-------- Data section

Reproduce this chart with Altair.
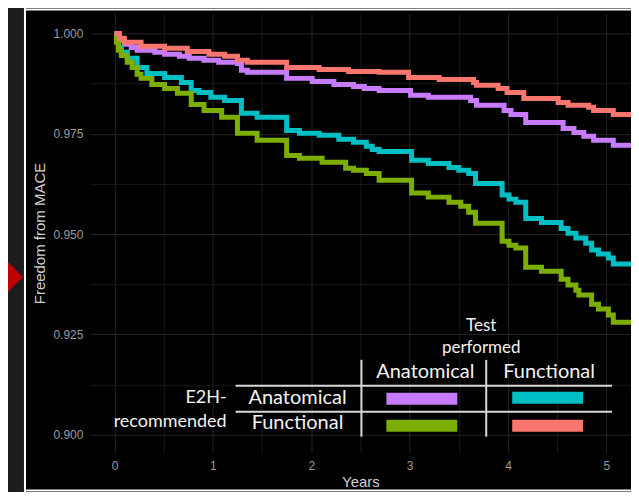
import altair as alt
import pandas as pd

# ---- data (Kaplan-Meier style step curves) ----
groups = ["Anatomical / Anatomical", "Anatomical / Functional",
          "Functional / Anatomical", "Functional / Functional"]
colors = ["#C77CFF", "#00BFC4", "#7CAE00", "#F8766D"]

# E2H Anatomical, test Anatomical (purple)
t_aa = [0, 0.05, 0.10, 0.17, 0.23, 0.41, 0.51, 0.66, 0.76, 0.91, 1.06, 1.25, 1.29, 1.35,
        1.75, 2.01, 2.23, 2.43, 2.54, 2.69, 3.01, 3.19, 3.62, 3.68, 3.96, 4.03, 4.18,
        4.56, 4.67, 4.77, 4.87, 5.07, 5.25]
s_aa = [1.0, 0.9983, 0.9973, 0.9965, 0.9958, 0.9953, 0.9948, 0.9943, 0.9938, 0.9933, 0.9928,
        0.9925, 0.9908, 0.9903, 0.9888, 0.9880, 0.9873, 0.9868, 0.9863, 0.9858, 0.9846,
        0.9841, 0.9833, 0.9821, 0.9808, 0.9798, 0.9778, 0.9763, 0.9753, 0.9744, 0.9734,
        0.9721, 0.9721]

# E2H Anatomical, test Functional (cyan)
t_af = [0, 0.02, 0.04, 0.07, 0.13, 0.23, 0.33, 0.51, 0.68, 0.78, 0.86, 0.98, 1.12, 1.29,
        1.45, 1.75, 1.88, 2.08, 2.28, 2.43, 2.56, 2.62, 2.69, 3.02, 3.19, 3.40, 3.50, 3.60,
        3.67, 3.94, 4.01, 4.08, 4.18, 4.34, 4.54, 4.61, 4.69, 4.79, 4.85, 4.92, 5.02, 5.07,
        5.25]
s_af = [0.9995, 0.9983, 0.9965, 0.9953, 0.9938, 0.9915, 0.9900, 0.9890, 0.9878, 0.9858,
        0.9853, 0.9841, 0.9833, 0.9801, 0.9791, 0.9758, 0.9751, 0.9746, 0.9736, 0.9729,
        0.9719, 0.9711, 0.9706, 0.9684, 0.9676, 0.9666, 0.9659, 0.9651, 0.9626, 0.9597,
        0.9587, 0.9579, 0.9539, 0.9529, 0.9514, 0.9502, 0.9490, 0.9477, 0.9460, 0.9450,
        0.9440, 0.9425, 0.9425]

# E2H Functional, test Anatomical (green)
t_fa = [0, 0.02, 0.04, 0.07, 0.13, 0.18, 0.23, 0.27, 0.38, 0.51, 0.64, 0.78, 0.91, 1.09,
        1.25, 1.45, 1.75, 1.88, 2.11, 2.35, 2.43, 2.56, 2.69, 3.02, 3.19, 3.40, 3.52, 3.60,
        3.67, 3.94, 4.01, 4.08, 4.18, 4.34, 4.54, 4.61, 4.69, 4.72, 4.85, 4.92, 5.02, 5.07,
        5.25]
s_fa = [0.9993, 0.9978, 0.9958, 0.9945, 0.9928, 0.9915, 0.9898, 0.9888, 0.9873, 0.9863,
        0.9851, 0.9823, 0.9808, 0.9791, 0.9751, 0.9734, 0.9696, 0.9689, 0.9679, 0.9664,
        0.9659, 0.9651, 0.9634, 0.9602, 0.9592, 0.9579, 0.9569, 0.9554, 0.9527, 0.9482,
        0.9472, 0.9465, 0.9417, 0.9407, 0.9387, 0.9373, 0.9360, 0.9348, 0.9325, 0.9313,
        0.9298, 0.9280, 0.9280]

# E2H Functional, test Functional (red)
t_ff = [0, 0.05, 0.10, 0.27, 0.51, 0.74, 0.96, 1.12, 1.25, 1.35, 1.75, 2.08, 2.38, 2.69,
        2.99, 3.30, 3.65, 3.68, 3.90, 3.99, 4.16, 4.51, 4.61, 4.82, 4.87, 5.07, 5.25]
s_ff = [1.0, 0.9988, 0.9978, 0.9968, 0.9963, 0.9955, 0.9948, 0.9943, 0.9933, 0.9928,
        0.9915, 0.9910, 0.9905, 0.9903, 0.9890, 0.9885, 0.9878, 0.9871, 0.9863, 0.9853,
        0.9838, 0.9828, 0.9821, 0.9816, 0.9808, 0.9798, 0.9798]

x_ticks = [0, 0.5, 1, 1.5, 2, 2.5, 3, 3.5, 4, 4.5, 5]
y_ticks = [0.9, 0.9125, 0.925, 0.9375, 0.95, 0.9625, 0.975, 0.9875, 1.0]

rows = []
for g, ts, ss in zip(groups, [t_aa, t_af, t_fa, t_ff], [s_aa, s_af, s_fa, s_ff]):
    for t, s in zip(ts, ss):
        rows.append({"group": g, "t": t, "s": s})
df = pd.DataFrame(rows)
one = pd.DataFrame({"k": [0]})

grid_major = "#242424"
grid_minor = "#191919"

lines = alt.Chart(df).mark_line(interpolate="step-after", strokeWidth=5).encode(
    x=alt.X("t:Q", scale=alt.Scale(domain=[-0.25, 5.25], nice=False, zero=False),
            axis=alt.Axis(values=x_ticks, title="Years",
                          labelExpr="datum.value % 1 === 0 ? format(datum.value, 'd') : ''",
                          gridColor={"condition": {"test": "datum.value % 1 === 0", "value": grid_major},
                                     "value": grid_minor},
                          labelPadding=8, titlePadding=3)),
    y=alt.Y("s:Q", scale=alt.Scale(domain=[0.8955, 1.005], nice=False, zero=False),
            axis=alt.Axis(values=y_ticks, title="Freedom from MACE",
                          labelExpr="(round(datum.value*1000) % 25 === 0) ? format(datum.value, '.3f') : ''",
                          gridColor={"condition": {"test": "round(datum.value*1000) % 25 === 0", "value": grid_major},
                                     "value": grid_minor},
                          labelPadding=7, titlePadding=5)),
    color=alt.Color("group:N", scale=alt.Scale(domain=groups, range=colors), legend=None),
    detail="group:N",
)

FONT = "Lato"
WHITE = "#f2f2f2"


def txt(s, x, y, size, align="center"):
    return alt.Chart(one).mark_text(text=s, font=FONT, fontSize=size, align=align,
                                    baseline="middle", color=WHITE).encode(
        x=alt.value(x), y=alt.value(y))


def hline(y, x1, x2, color="#d9d9d9", w=2):
    return alt.Chart(one).mark_rule(color=color, strokeWidth=w).encode(
        x=alt.value(x1), x2=alt.value(x2), y=alt.value(y))


def vline(x, y1, y2, color="#d9d9d9", w=2):
    return alt.Chart(one).mark_rule(color=color, strokeWidth=w).encode(
        x=alt.value(x), y=alt.value(y1), y2=alt.value(y2))


def swatch(x1, x2, y1, y2, color):
    return alt.Chart(one).mark_rect(color=color).encode(
        x=alt.value(x1), x2=alt.value(x2), y=alt.value(y1), y2=alt.value(y2))


# page decoration: grey strip, white frame, red arrow
strip = alt.Chart(one).mark_rect(color="#1d1d1d").encode(
    x=alt.value(-100), x2=alt.value(-65), y=alt.value(-20), y2=alt.value(500))
arrow = alt.Chart(one).mark_point(shape="M -1 -1 L 0 0 L -1 1 Z", filled=True, opacity=1,
                                  color="#c00000", size=12000, strokeWidth=0).encode(
    x=alt.value(-67), y=alt.value(264))
frame_l = vline(-65, -20, 500, color="#ffffff", w=2)
frame_t = hline(-4, -65, 700, color="#ffffff", w=2)
frame_b = hline(478, -65, 700, color="#ffffff", w=2)

legend = [
    txt("Test", 392, 313, 17),
    txt("performed", 392, 335, 17),
    txt("Anatomical", 336, 359, 20),
    txt("Functional", 460, 359, 20),
    txt("Anatomical", 208, 385, 20),
    txt("Functional", 208, 410, 20),
    txt("E2H-", 137, 385, 18, align="right"),
    txt("recommended", 137, 409, 18, align="right"),
    hline(373, 146, 523),
    hline(399, 146, 523),
    vline(272, 347, 424),
    vline(397, 347, 424),
    swatch(297, 368, 380, 392, colors[0]),
    swatch(423, 494, 379, 391, colors[1]),
    swatch(297, 368, 407, 419, colors[2]),
    swatch(423, 494, 407, 419, colors[3]),
]

chart = alt.layer(strip, arrow, frame_l, frame_t, frame_b, lines, *legend).properties(
    width=542, height=440,
    autosize=alt.AutoSizeParams(type="none"),
    padding={"left": 82, "top": 5, "right": 0, "bottom": 39},
    background="#000000",
).configure_view(strokeWidth=0, fill="#000000").configure_axis(
    domain=False, ticks=False,
    labelFont="Liberation Sans", labelFontSize=12, labelColor="#9b9b9b",
    titleFont="Liberation Sans", titleFontSize=15, titleColor="#cfcfcf",
    titleFontWeight="normal", gridWidth=1,
)

chart.save("out.html", embed_options={"renderer": "svg", "actions": False})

----------------

**Exercise aim**. Write out again, exactly, the lines from the start of the listing up to the line containing "0.9721, 0.9721]", with both ends and without pictures.

**Solution for this task**.
Reproduce this chart with Altair.
import altair as alt
import pandas as pd

# ---- data (Kaplan-Meier style step curves) ----
groups = ["Anatomical / Anatomical", "Anatomical / Functional",
          "Functional / Anatomical", "Functional / Functional"]
colors = ["#C77CFF", "#00BFC4", "#7CAE00", "#F8766D"]

# E2H Anatomical, test Anatomical (purple)
t_aa = [0, 0.05, 0.10, 0.17, 0.23, 0.41, 0.51, 0.66, 0.76, 0.91, 1.06, 1.25, 1.29, 1.35,
        1.75, 2.01, 2.23, 2.43, 2.54, 2.69, 3.01, 3.19, 3.62, 3.68, 3.96, 4.03, 4.18,
        4.56, 4.67, 4.77, 4.87, 5.07, 5.25]
s_aa = [1.0, 0.9983, 0.9973, 0.9965, 0.9958, 0.9953, 0.9948, 0.9943, 0.9938, 0.9933, 0.9928,
        0.9925, 0.9908, 0.9903, 0.9888, 0.9880, 0.9873, 0.9868, 0.9863, 0.9858, 0.9846,
        0.9841, 0.9833, 0.9821, 0.9808, 0.9798, 0.9778, 0.9763, 0.9753, 0.9744, 0.9734,
        0.9721, 0.9721]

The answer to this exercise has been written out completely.